One senior MP doubted a summer election would happen as the real “game changer” before the general election would be getting deportation flights off the ground heading to Rwanda.

At this stage, the Prime Minister can not be sure this would happen before July 4 as the controversial immigration policy still faces a series of possible court battles.

Leading pollsters believe that the most likely election date is Thursday November 14th, with Mr Sunak calling it in his speech to the Tory Party conference in Birmingham on October 2.

Other MPs were speculating that Mr Sunak could opt for a December 12 date, so he will have been able to say he served five years as Prime Minister, if the Tories lose.

For a July 4 election, the Prime Minister would have to get the dissolution of Parliament by May 30, according to the Commons Library.
So, it appeared that he would have to act on Wednesday or Thursday to do so as the Commons goes into recess on Thursday.

This would leave no time for the traditional “wash up” of bills to get key ones through Parliament.

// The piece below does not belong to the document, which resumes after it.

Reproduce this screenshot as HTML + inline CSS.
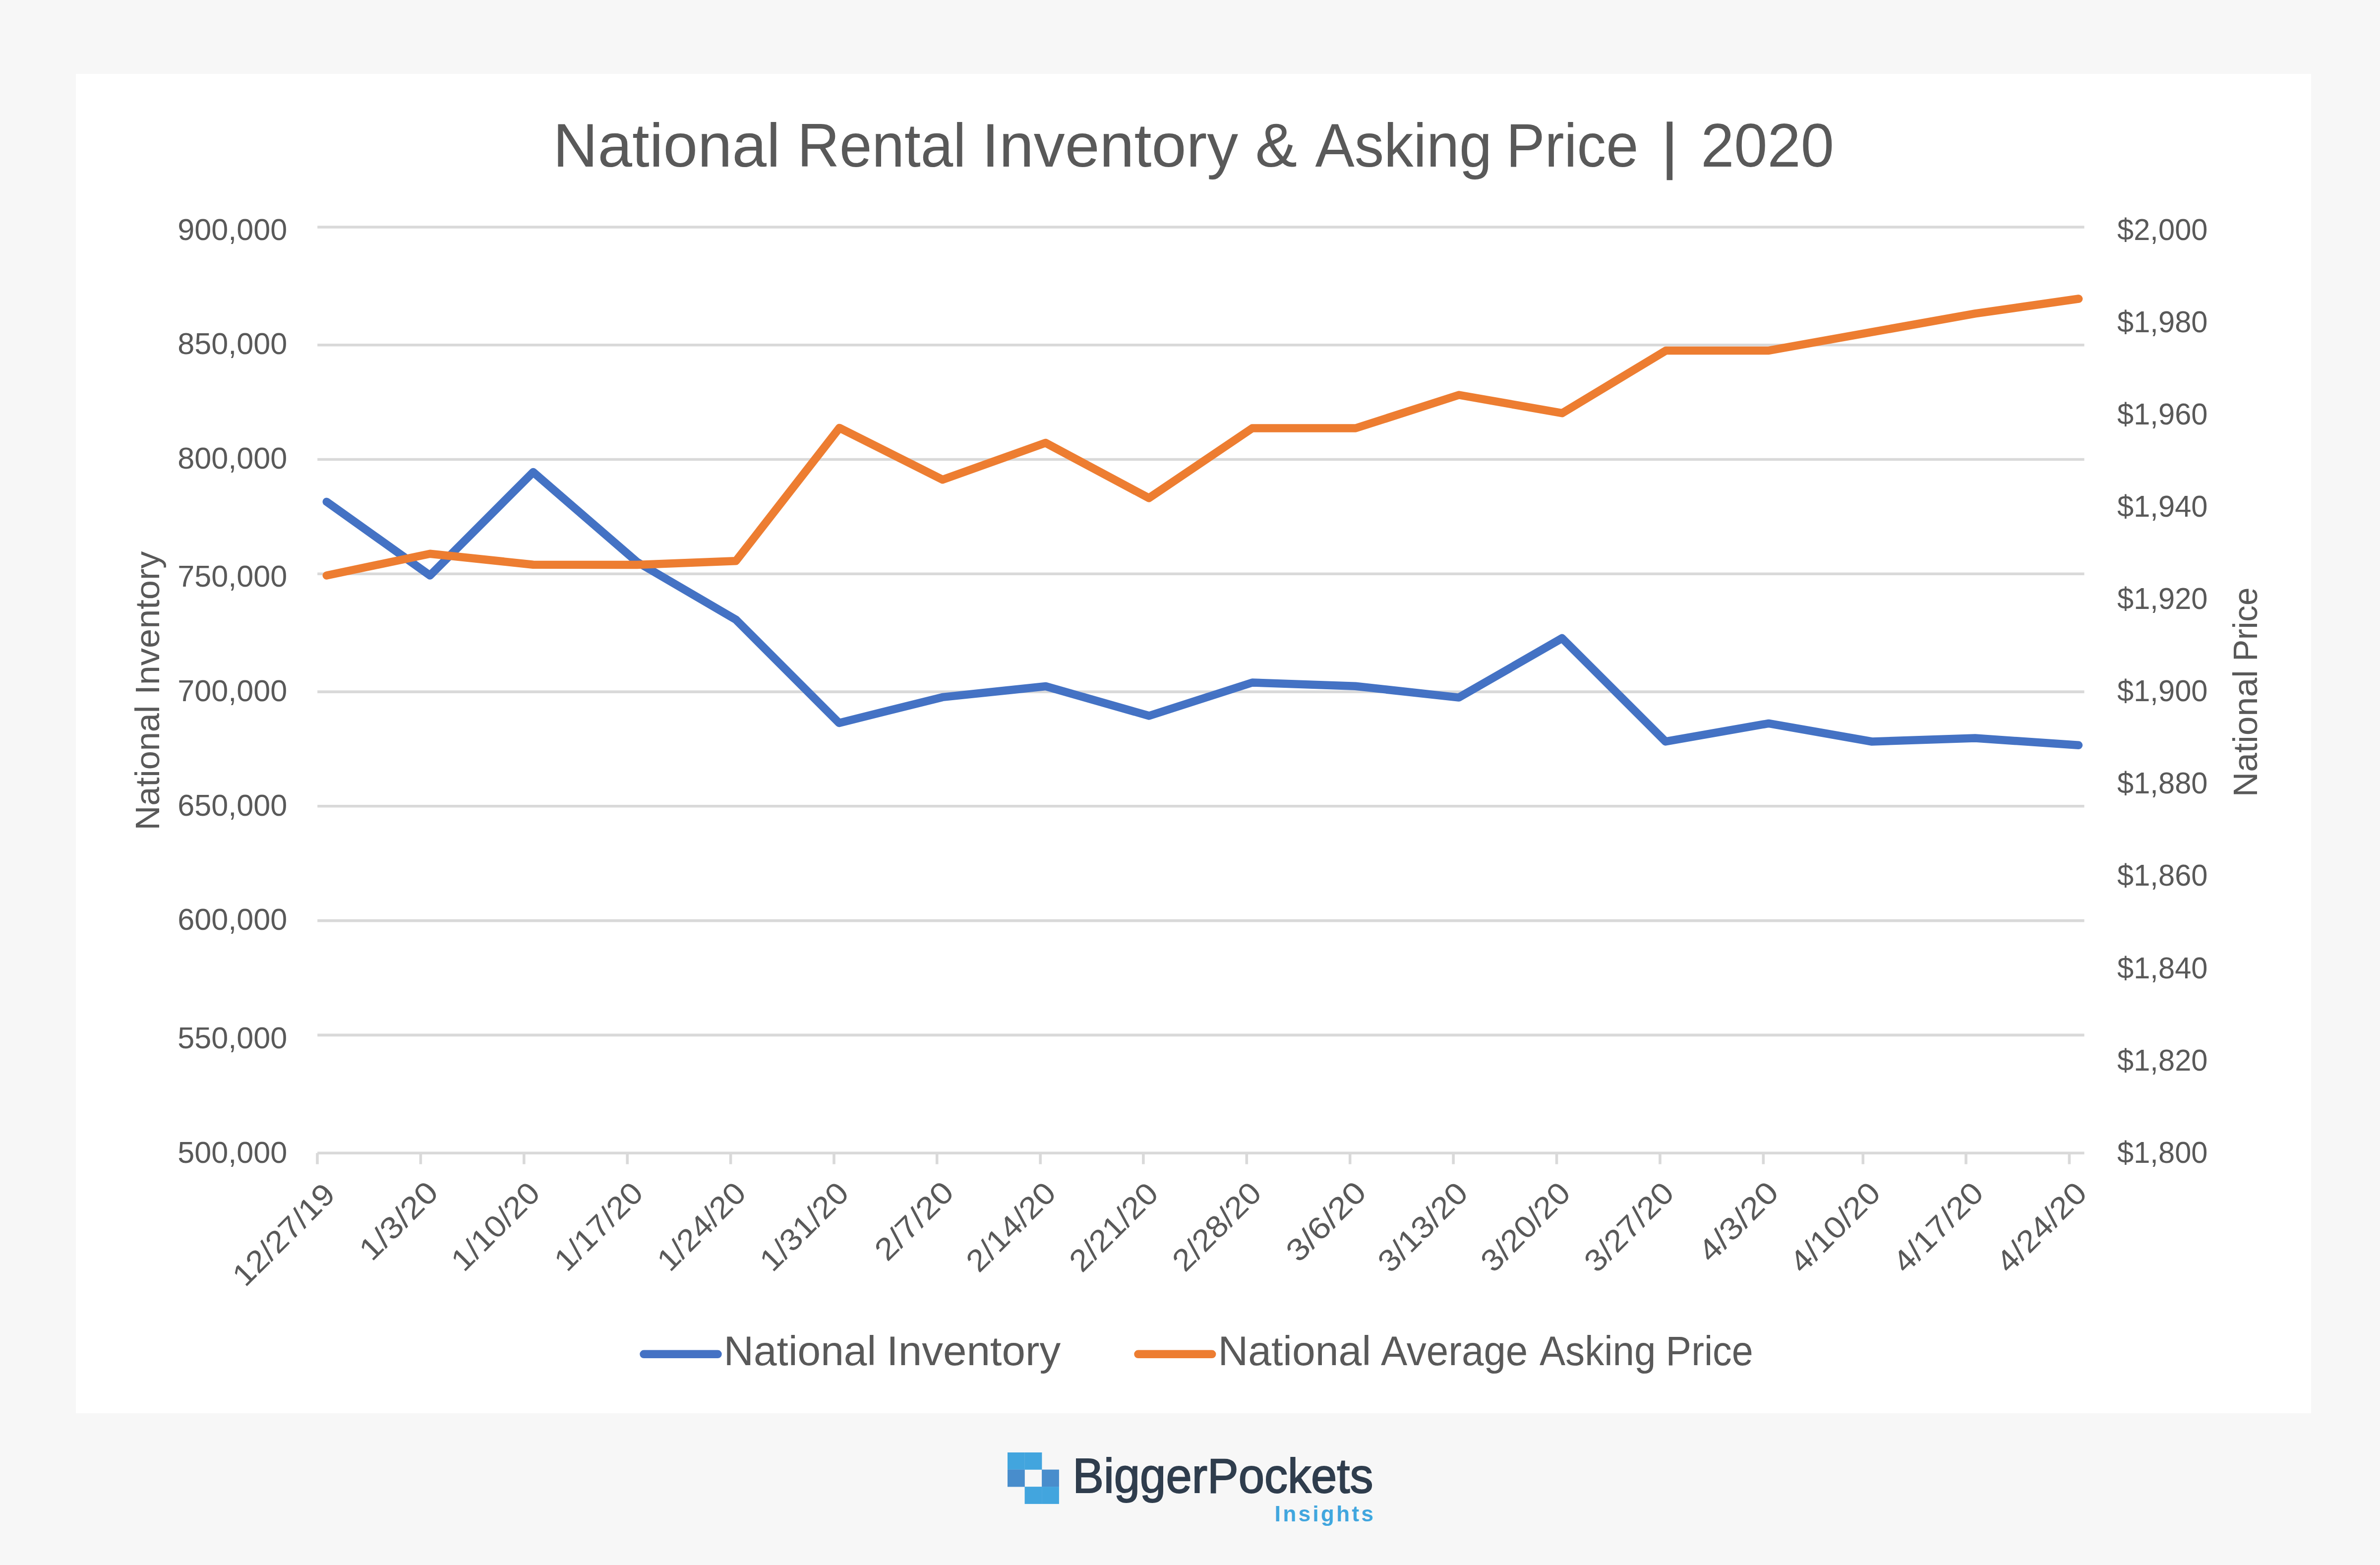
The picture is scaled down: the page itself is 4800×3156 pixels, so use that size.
<!DOCTYPE html>
<html lang="en">
<head>
<meta charset="utf-8">
<title>National Rental Inventory &amp; Asking Price | 2020</title>
<style>
html,body{margin:0;padding:0;background:#f7f7f7;}
body{width:4800px;height:3156px;overflow:hidden;}
svg{display:block;}
text{font-family:'Liberation Sans', sans-serif;fill:#595959;}
</style>
</head>
<body>
<svg width="4800" height="3156" viewBox="0 0 4800 3156">
<rect x="0" y="0" width="4800" height="3156" fill="#f7f7f7"/>
<rect x="153" y="149" width="4508" height="2701" fill="#ffffff"/>
<g stroke="#d9d9d9" stroke-width="5.6" fill="none">
<line x1="640.2" y1="458.0" x2="4203.6" y2="458.0"/>
<line x1="640.2" y1="695.8" x2="4203.6" y2="695.8"/>
<line x1="640.2" y1="926.5" x2="4203.6" y2="926.5"/>
<line x1="640.2" y1="1157.3" x2="4203.6" y2="1157.3"/>
<line x1="640.2" y1="1395.1" x2="4203.6" y2="1395.1"/>
<line x1="640.2" y1="1625.8" x2="4203.6" y2="1625.8"/>
<line x1="640.2" y1="1856.6" x2="4203.6" y2="1856.6"/>
<line x1="640.2" y1="2087.4" x2="4203.6" y2="2087.4"/>
<line x1="640.2" y1="2325.2" x2="4203.6" y2="2325.2"/>
<line x1="640.0" y1="2325.2" x2="640.0" y2="2347.7"/>
<line x1="848.4" y1="2325.2" x2="848.4" y2="2347.7"/>
<line x1="1056.8" y1="2325.2" x2="1056.8" y2="2347.7"/>
<line x1="1265.2" y1="2325.2" x2="1265.2" y2="2347.7"/>
<line x1="1473.6" y1="2325.2" x2="1473.6" y2="2347.7"/>
<line x1="1682.0" y1="2325.2" x2="1682.0" y2="2347.7"/>
<line x1="1889.7" y1="2325.2" x2="1889.7" y2="2347.7"/>
<line x1="2098.2" y1="2325.2" x2="2098.2" y2="2347.7"/>
<line x1="2305.9" y1="2325.2" x2="2305.9" y2="2347.7"/>
<line x1="2514.3" y1="2325.2" x2="2514.3" y2="2347.7"/>
<line x1="2722.7" y1="2325.2" x2="2722.7" y2="2347.7"/>
<line x1="2931.1" y1="2325.2" x2="2931.1" y2="2347.7"/>
<line x1="3139.5" y1="2325.2" x2="3139.5" y2="2347.7"/>
<line x1="3347.9" y1="2325.2" x2="3347.9" y2="2347.7"/>
<line x1="3556.3" y1="2325.2" x2="3556.3" y2="2347.7"/>
<line x1="3757.3" y1="2325.2" x2="3757.3" y2="2347.7"/>
<line x1="3965.0" y1="2325.2" x2="3965.0" y2="2347.7"/>
<line x1="4173.4" y1="2325.2" x2="4173.4" y2="2347.7"/>
</g>
<polyline fill="none" stroke="#4472c4" stroke-width="16.5" stroke-linecap="round" stroke-linejoin="round" points="658.8,1011.9 867.2,1160.5 1075.3,952.1 1284.5,1133.0 1484.2,1249.6 1692.3,1458.0 1900.9,1405.9 2109.0,1384.0 2317.5,1443.5 2525.6,1376.5 2733.6,1383.7 2942.1,1406.6 3150.4,1287.0 3359.0,1495.4 3567.1,1458.9 3775.4,1495.5 3983.4,1488.5 4192.0,1502.8"/>
<polyline fill="none" stroke="#ed7d31" stroke-width="16.5" stroke-linecap="round" stroke-linejoin="round" points="658.8,1160.5 867.2,1116.8 1075.3,1138.7 1284.5,1138.9 1484.2,1131.3 1693.0,862.9 1901.1,967.3 2108.8,893.1 2317.2,1004.4 2525.6,863.5 2734.0,863.5 2942.4,796.5 3150.5,833.2 3360.0,706.9 3567.4,706.9 3775.4,669.7 3983.4,632.4 4192.2,602.5"/>
<text y="335.9" font-size="123.7"><tspan x="1115.2" textLength="458.5" lengthAdjust="spacingAndGlyphs">National</tspan> <tspan x="1608.0" textLength="340.3" lengthAdjust="spacingAndGlyphs">Rental</tspan> <tspan x="1980.0" textLength="517.1" lengthAdjust="spacingAndGlyphs">Inventory</tspan> <tspan x="2531.6" textLength="84.6" lengthAdjust="spacingAndGlyphs">&amp;</tspan> <tspan x="2652.4" textLength="356.8" lengthAdjust="spacingAndGlyphs">Asking</tspan> <tspan x="3037.4" textLength="267.0" lengthAdjust="spacingAndGlyphs">Price</tspan> <tspan x="3351.2" style="stroke:#595959;stroke-width:1.6px">|</tspan> <tspan x="3430.2" textLength="268.6" lengthAdjust="spacingAndGlyphs">2020</tspan></text>
<text y="2753.3" font-size="84.0"><tspan x="1459.4" textLength="307.7" lengthAdjust="spacingAndGlyphs">National</tspan> <tspan x="1788.0" textLength="351.2" lengthAdjust="spacingAndGlyphs">Inventory</tspan></text>
<text y="2753.3" font-size="84.0"><tspan x="2456.4" textLength="308.7" lengthAdjust="spacingAndGlyphs">National</tspan> <tspan x="2785.0" textLength="296.3" lengthAdjust="spacingAndGlyphs">Average</tspan> <tspan x="3105.0" textLength="234.5" lengthAdjust="spacingAndGlyphs">Asking</tspan> <tspan x="3359.6" textLength="176.1" lengthAdjust="spacingAndGlyphs">Price</tspan></text>
<text transform="translate(320.5,1668.2) rotate(-90)" font-size="68.5"><tspan x="-6.0" textLength="251.4" lengthAdjust="spacingAndGlyphs">National</tspan> <tspan x="267.4" textLength="289.3" lengthAdjust="spacingAndGlyphs">Inventory</tspan></text>
<text transform="translate(4552.3,1601.7) rotate(-90)" font-size="68.5"><tspan x="-5.5" textLength="255.9" lengthAdjust="spacingAndGlyphs">National</tspan> <tspan x="268.1" textLength="149.1" lengthAdjust="spacingAndGlyphs">Price</tspan></text>
<text y="3010.3" font-size="98.0" style="fill:#2f3d4d;stroke:#2f3d4d;stroke-width:2px"><tspan x="2163.2" textLength="606.3" lengthAdjust="spacingAndGlyphs">BiggerPockets</tspan></text>
<text y="3068.1" font-size="44.0" style="fill:#41a6de;font-weight:bold"><tspan x="2570.6" textLength="199.1" lengthAdjust="spacing">Insights</tspan></text>
<g font-size="62" text-anchor="end">
<text x="579.2" y="483.9" textLength="221" lengthAdjust="spacingAndGlyphs">900,000</text>
<text x="579.2" y="714.4" textLength="221" lengthAdjust="spacingAndGlyphs">850,000</text>
<text x="579.2" y="945.0" textLength="221" lengthAdjust="spacingAndGlyphs">800,000</text>
<text x="579.2" y="1183.2" textLength="221" lengthAdjust="spacingAndGlyphs">750,000</text>
<text x="579.2" y="1414.4" textLength="221" lengthAdjust="spacingAndGlyphs">700,000</text>
<text x="579.2" y="1645.4" textLength="221" lengthAdjust="spacingAndGlyphs">650,000</text>
<text x="579.2" y="1875.4" textLength="221" lengthAdjust="spacingAndGlyphs">600,000</text>
<text x="579.2" y="2114.1" textLength="221" lengthAdjust="spacingAndGlyphs">550,000</text>
<text x="579.2" y="2344.6" textLength="221" lengthAdjust="spacingAndGlyphs">500,000</text>
</g>
<g font-size="62">
<text x="4270" y="483.9" textLength="182.5" lengthAdjust="spacingAndGlyphs">$2,000</text>
<text x="4270" y="670.0" textLength="182.5" lengthAdjust="spacingAndGlyphs">$1,980</text>
<text x="4270" y="856.0" textLength="182.5" lengthAdjust="spacingAndGlyphs">$1,960</text>
<text x="4270" y="1042.1" textLength="182.5" lengthAdjust="spacingAndGlyphs">$1,940</text>
<text x="4270" y="1228.2" textLength="182.5" lengthAdjust="spacingAndGlyphs">$1,920</text>
<text x="4270" y="1414.2" textLength="182.5" lengthAdjust="spacingAndGlyphs">$1,900</text>
<text x="4270" y="1600.3" textLength="182.5" lengthAdjust="spacingAndGlyphs">$1,880</text>
<text x="4270" y="1786.4" textLength="182.5" lengthAdjust="spacingAndGlyphs">$1,860</text>
<text x="4270" y="1972.5" textLength="182.5" lengthAdjust="spacingAndGlyphs">$1,840</text>
<text x="4270" y="2158.5" textLength="182.5" lengthAdjust="spacingAndGlyphs">$1,820</text>
<text x="4270" y="2344.6" textLength="182.5" lengthAdjust="spacingAndGlyphs">$1,800</text>
</g>
<g font-size="62" text-anchor="end">
<text transform="translate(679.5,2412.3) rotate(-45)" textLength="261.7" lengthAdjust="spacingAndGlyphs">12/27/19</text>
<text transform="translate(887.4,2408.3) rotate(-45)" textLength="194.2" lengthAdjust="spacingAndGlyphs">1/3/20</text>
<text transform="translate(1092.8,2409.8) rotate(-45)" textLength="222.3" lengthAdjust="spacingAndGlyphs">1/10/20</text>
<text transform="translate(1300.7,2409.8) rotate(-45)" textLength="222.3" lengthAdjust="spacingAndGlyphs">1/17/20</text>
<text transform="translate(1508.1,2409.8) rotate(-45)" textLength="222.3" lengthAdjust="spacingAndGlyphs">1/24/20</text>
<text transform="translate(1715.5,2409.8) rotate(-45)" textLength="222.6" lengthAdjust="spacingAndGlyphs">1/31/20</text>
<text transform="translate(1927.2,2408.3) rotate(-45)" textLength="194.9" lengthAdjust="spacingAndGlyphs">2/7/20</text>
<text transform="translate(2133.2,2409.8) rotate(-45)" textLength="224.8" lengthAdjust="spacingAndGlyphs">2/14/20</text>
<text transform="translate(2339.9,2410.8) rotate(-45)" textLength="223.0" lengthAdjust="spacingAndGlyphs">2/21/20</text>
<text transform="translate(2547.8,2409.8) rotate(-45)" textLength="223.0" lengthAdjust="spacingAndGlyphs">2/28/20</text>
<text transform="translate(2759.2,2408.3) rotate(-45)" textLength="197.8" lengthAdjust="spacingAndGlyphs">3/6/20</text>
<text transform="translate(2964.1,2409.8) rotate(-45)" textLength="225.8" lengthAdjust="spacingAndGlyphs">3/13/20</text>
<text transform="translate(3171.0,2409.8) rotate(-45)" textLength="224.8" lengthAdjust="spacingAndGlyphs">3/20/20</text>
<text transform="translate(3379.9,2409.8) rotate(-45)" textLength="225.1" lengthAdjust="spacingAndGlyphs">3/27/20</text>
<text transform="translate(3590.8,2408.3) rotate(-45)" textLength="198.5" lengthAdjust="spacingAndGlyphs">4/3/20</text>
<text transform="translate(3796.3,2409.8) rotate(-45)" textLength="227.6" lengthAdjust="spacingAndGlyphs">4/10/20</text>
<text transform="translate(4004.0,2409.8) rotate(-45)" textLength="227.2" lengthAdjust="spacingAndGlyphs">4/17/20</text>
<text transform="translate(4212.4,2409.8) rotate(-45)" textLength="227.2" lengthAdjust="spacingAndGlyphs">4/24/20</text>
</g>
<line x1="1298.5" y1="2730.8" x2="1447.5" y2="2730.8" stroke="#4472c4" stroke-width="16.5" stroke-linecap="round"/>
<line x1="2295.5" y1="2730.8" x2="2444.2" y2="2730.8" stroke="#ed7d31" stroke-width="16.5" stroke-linecap="round"/>
<rect x="2032.0" y="2929.0" width="34.8" height="34.8" fill="#42a5de"/>
<rect x="2066.6" y="2929.0" width="34.8" height="34.8" fill="#42a5de"/>
<rect x="2032.0" y="2963.6" width="34.8" height="34.8" fill="#488dcc"/>
<rect x="2101.1" y="2963.6" width="34.8" height="34.8" fill="#488dcc"/>
<rect x="2066.6" y="2998.1" width="34.8" height="34.8" fill="#42a5de"/>
<rect x="2101.1" y="2998.1" width="34.8" height="34.8" fill="#42a5de"/>
</svg>
</body>
</html>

The speculation had been further fuelled by the lack of activity in Parliament.
But this may be down to the Government still negotiating with backbenchers over a number of major bills.

Some Tory MPs had hoped that inflation would fall to the Bank of England’s two per cent target but official figures showed it had gone down from 3.2 per cent in March to 2.3 per cent in April, less that the City expected.

If it had fallen to two per cent, it would possibly have given the Prime Minister more momentum for a snap election.

But some No10 aides are understood to be urging the PM to go early, on the basis that more asylum seekers and economic migrants will cross the Channel in “small boats” this summer, and inflation may rise again temporarily.